As for how the ACA impacts the employee this law may not be in their best interest as the, obvious, consequence is the probability that employees will no longer have access to employer funded health insurance.

This means that employees will now have to buy a health insurance policy not only for themselves, but also for their family on the public market where they will be taking the risk of being in a small individual plan instead of being part of a larger group.

The other factor, employees may now be in the position of having more of their income taxed by the government on both levels, since they will lose that benefit of having to pay for their healthcare with pre-taxed dollars.
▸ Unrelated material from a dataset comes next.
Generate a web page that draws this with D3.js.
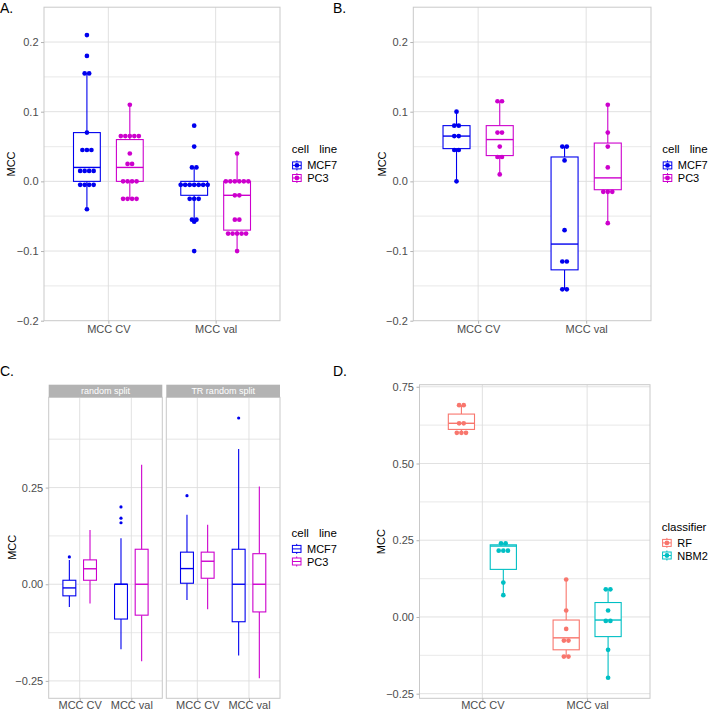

Under the current rules of health coverage the amount of a person’s premiums were, for the majority of Americans, taken out of their paycheck pre-tax which lowered the amount of income the government could tax as revenue.

Now, with these new changes, and if companies implement this, people will be paying for their health coverage with after taxed dollars from income. This will lead to employee having more of their income taxed at both the federal and quite possibly the state level.

As for the jobs that the ACA may create; they may not be the boon for employees as well, since employers, under the ACA, will have the ability to skirt the issue of that $2,000 fine by only allowing employees the opportunity to work a total of 29 hours a week.

According to the ACA, on page 137 of the law, under the section titled “Employers shared responsibility”, the term full-time employee means any “employee who is employed on average at least 30 hours of service per week”.

If an employee is under that number of hours per week, average throughout the year, then the employer will not be faced with that $2,000 fine.

As stated, the possibilities that are mentioned in this article are just that: possibilities, but, unfortunately, the foundation has been set for any large company to act on it.